The Tampa Bay Times ran a nice article recently featuring Treasure Island triathlete Jackie Yost and her husband Larry. Jackie was recently inducted into the USA Triathlon Florida Region Hall Of Fame. Their home is filled with ribbons and trophies collected over years of competing in triathlons, Ironman races, 15 K's and fun runs. Jackie is 88. She and her husband have been married 66 years. She only began competing when she turned 65 like so many other cyclists I've met. She is very unassuming and expresses surprise people think what she does at her age is unusual. She believes anyone could and should do it.
She and her husband do long runs on the weekend and play golf. During the week they are up early. On Mondays and Wednesdays they swim and bike. On Tuesdays they do gym workouts and track training. They do longer runs on Thursdays along with additional gym work. But Friday she does open swimming. It's her favorite day.
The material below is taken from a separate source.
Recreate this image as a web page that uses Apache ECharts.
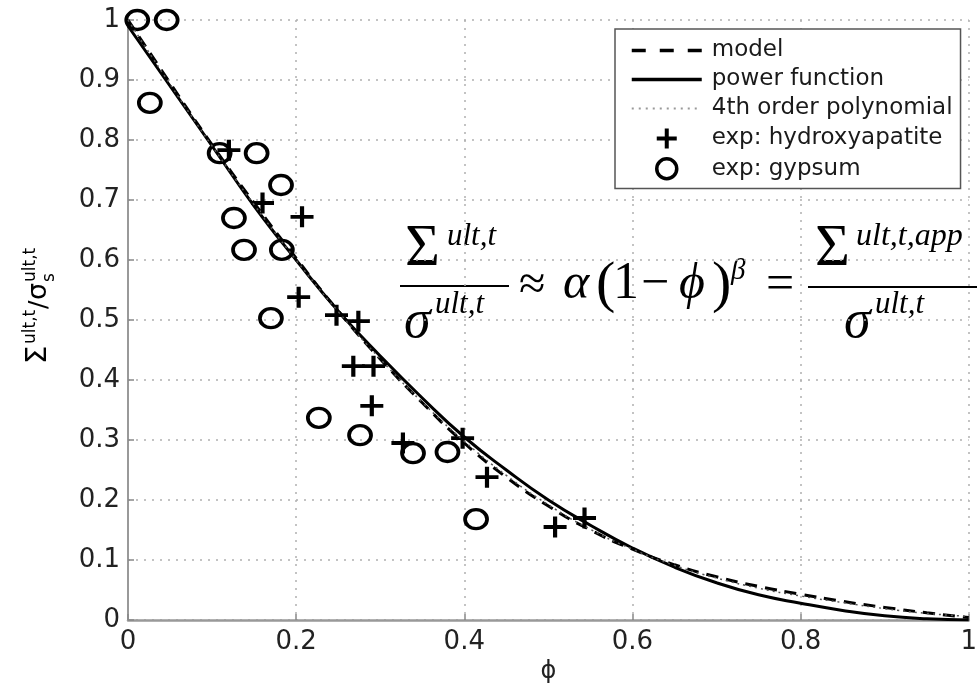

Jackie probably had an advantage most of us don't have since she had a degree in physical education from the University North Carolina- Greensboro and has worked as a recreation director, athletic director and coach for many sports over the years.
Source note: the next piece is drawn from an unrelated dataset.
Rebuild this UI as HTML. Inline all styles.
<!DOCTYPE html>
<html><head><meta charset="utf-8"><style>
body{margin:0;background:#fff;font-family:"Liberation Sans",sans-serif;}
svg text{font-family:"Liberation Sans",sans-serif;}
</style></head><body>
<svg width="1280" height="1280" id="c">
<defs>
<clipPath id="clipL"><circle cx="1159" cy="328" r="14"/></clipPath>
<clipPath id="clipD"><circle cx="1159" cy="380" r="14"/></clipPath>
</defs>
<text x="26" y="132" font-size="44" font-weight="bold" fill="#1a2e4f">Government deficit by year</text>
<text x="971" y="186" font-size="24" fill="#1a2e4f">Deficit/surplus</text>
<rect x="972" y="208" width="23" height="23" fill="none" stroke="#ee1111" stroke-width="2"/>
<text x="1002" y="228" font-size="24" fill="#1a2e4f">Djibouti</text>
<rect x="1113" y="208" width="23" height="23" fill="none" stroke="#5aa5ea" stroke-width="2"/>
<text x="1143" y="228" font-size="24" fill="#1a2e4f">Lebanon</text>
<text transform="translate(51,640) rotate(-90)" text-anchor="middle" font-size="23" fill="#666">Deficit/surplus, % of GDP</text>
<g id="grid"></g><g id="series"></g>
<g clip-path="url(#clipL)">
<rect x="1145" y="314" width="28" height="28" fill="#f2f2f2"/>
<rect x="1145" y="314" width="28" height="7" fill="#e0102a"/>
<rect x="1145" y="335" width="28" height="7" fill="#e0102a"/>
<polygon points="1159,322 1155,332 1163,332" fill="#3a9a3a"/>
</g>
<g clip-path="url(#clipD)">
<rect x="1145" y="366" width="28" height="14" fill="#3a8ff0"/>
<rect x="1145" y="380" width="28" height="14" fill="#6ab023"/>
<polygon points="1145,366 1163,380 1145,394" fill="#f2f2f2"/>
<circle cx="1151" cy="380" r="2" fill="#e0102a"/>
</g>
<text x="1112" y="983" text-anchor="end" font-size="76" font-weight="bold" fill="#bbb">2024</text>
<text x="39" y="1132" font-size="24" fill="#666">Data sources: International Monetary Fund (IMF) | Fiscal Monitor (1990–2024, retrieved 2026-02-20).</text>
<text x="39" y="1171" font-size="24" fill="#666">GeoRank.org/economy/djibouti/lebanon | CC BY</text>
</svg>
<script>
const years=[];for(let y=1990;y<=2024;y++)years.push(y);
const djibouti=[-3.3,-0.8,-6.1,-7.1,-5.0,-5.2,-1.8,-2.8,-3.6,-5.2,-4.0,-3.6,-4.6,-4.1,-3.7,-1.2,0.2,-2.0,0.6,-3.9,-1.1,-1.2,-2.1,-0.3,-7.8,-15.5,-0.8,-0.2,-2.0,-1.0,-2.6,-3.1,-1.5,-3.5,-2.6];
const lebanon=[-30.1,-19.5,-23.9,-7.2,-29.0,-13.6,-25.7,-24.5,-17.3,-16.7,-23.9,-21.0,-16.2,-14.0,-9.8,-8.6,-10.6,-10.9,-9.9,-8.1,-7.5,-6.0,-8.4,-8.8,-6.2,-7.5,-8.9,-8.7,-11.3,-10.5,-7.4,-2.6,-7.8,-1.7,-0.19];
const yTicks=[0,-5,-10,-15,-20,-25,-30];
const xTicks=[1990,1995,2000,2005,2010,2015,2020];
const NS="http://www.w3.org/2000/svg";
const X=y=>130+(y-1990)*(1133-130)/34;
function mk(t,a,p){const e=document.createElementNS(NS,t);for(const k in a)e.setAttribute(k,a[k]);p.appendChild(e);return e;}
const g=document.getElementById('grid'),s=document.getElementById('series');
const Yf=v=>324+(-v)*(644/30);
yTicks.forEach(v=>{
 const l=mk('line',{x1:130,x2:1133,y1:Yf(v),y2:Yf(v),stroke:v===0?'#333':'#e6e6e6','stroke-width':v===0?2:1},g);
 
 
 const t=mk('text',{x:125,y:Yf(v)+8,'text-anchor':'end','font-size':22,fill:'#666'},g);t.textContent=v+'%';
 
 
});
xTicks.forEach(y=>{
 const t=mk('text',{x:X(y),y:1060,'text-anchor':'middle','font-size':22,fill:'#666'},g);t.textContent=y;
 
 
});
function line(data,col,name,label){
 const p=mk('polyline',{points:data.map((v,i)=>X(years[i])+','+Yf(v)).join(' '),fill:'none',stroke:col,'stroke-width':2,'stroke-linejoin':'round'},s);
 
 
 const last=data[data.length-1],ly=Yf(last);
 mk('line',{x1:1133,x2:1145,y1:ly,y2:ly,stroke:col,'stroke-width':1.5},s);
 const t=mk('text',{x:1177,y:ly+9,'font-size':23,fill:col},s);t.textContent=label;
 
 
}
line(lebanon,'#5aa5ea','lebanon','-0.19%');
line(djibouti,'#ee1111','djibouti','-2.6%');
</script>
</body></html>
Jackie and Larry may be unusual to many people but not necessarily so to cyclists. Our sport, like swimming, is filled with people in their 80s and even into their 90s who continue to ride and compete. I saw Ray recently at a Caloosa Riders Bicycle Club meeting in Ft. Myers. I've written about Ray before. Ray is now 90 and still rides weekly with the club and currently holds the speed record for his age, again.
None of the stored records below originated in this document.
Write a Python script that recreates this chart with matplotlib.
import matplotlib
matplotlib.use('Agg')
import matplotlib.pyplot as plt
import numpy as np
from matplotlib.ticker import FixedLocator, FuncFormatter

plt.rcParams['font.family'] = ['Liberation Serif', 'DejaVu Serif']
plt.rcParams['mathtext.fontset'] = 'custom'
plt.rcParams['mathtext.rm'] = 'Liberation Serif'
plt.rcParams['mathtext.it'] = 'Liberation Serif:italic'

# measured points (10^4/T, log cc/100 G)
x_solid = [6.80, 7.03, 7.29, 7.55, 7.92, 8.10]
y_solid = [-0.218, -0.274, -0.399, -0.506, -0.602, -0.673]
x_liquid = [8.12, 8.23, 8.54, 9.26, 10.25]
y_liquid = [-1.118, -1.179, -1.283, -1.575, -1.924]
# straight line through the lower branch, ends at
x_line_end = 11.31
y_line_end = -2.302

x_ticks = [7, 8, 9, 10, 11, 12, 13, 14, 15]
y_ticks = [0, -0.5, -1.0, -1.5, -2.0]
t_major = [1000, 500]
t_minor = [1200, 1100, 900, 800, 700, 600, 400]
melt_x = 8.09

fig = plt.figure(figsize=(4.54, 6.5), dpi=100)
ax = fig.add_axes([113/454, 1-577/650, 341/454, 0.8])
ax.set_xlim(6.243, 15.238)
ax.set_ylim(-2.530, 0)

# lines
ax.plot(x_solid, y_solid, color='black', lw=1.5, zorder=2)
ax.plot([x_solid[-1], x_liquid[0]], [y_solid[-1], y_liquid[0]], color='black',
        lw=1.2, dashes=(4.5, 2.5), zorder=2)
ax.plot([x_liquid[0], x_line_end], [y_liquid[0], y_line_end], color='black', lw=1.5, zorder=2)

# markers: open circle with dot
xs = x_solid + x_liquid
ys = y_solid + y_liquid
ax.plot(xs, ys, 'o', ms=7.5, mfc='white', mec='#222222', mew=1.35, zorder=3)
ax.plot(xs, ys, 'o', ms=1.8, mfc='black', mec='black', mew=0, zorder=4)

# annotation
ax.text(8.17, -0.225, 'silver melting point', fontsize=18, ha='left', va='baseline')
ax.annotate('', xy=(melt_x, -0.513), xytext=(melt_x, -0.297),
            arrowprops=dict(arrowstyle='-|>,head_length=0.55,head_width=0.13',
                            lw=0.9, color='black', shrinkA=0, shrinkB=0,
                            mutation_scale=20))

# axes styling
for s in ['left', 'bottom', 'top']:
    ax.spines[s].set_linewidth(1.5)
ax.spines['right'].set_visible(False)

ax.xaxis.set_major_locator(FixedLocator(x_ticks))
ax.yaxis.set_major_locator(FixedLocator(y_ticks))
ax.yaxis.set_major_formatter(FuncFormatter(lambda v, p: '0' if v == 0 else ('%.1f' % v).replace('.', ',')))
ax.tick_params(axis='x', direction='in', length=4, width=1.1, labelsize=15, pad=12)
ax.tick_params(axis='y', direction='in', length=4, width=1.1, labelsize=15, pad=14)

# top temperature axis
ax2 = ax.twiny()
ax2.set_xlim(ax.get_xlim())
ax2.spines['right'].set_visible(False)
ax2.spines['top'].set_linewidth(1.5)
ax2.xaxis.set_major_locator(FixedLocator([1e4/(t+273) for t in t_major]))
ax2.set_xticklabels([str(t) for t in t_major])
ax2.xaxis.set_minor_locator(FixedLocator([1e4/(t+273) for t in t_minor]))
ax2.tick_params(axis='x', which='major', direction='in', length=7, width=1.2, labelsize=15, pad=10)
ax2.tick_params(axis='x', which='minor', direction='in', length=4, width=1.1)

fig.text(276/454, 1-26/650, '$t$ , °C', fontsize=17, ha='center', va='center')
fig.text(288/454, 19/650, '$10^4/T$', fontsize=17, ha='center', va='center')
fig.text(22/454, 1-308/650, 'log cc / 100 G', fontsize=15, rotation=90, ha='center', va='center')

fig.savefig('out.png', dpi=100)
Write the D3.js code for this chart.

I have a client in Tampa who is 87 and enjoys riding several times a week even after suffering his first cycling related crash last year. You may also remember Ruth of the Sarasota Manatee Bicycle Club who I have mentioned in the past. Ruth rode weekly with the club until she turned 90. I once asked Ruth how it was she remained on the bike all those years. Her response was so appropriate, "well I just never stopped." Hopefully, neither will we.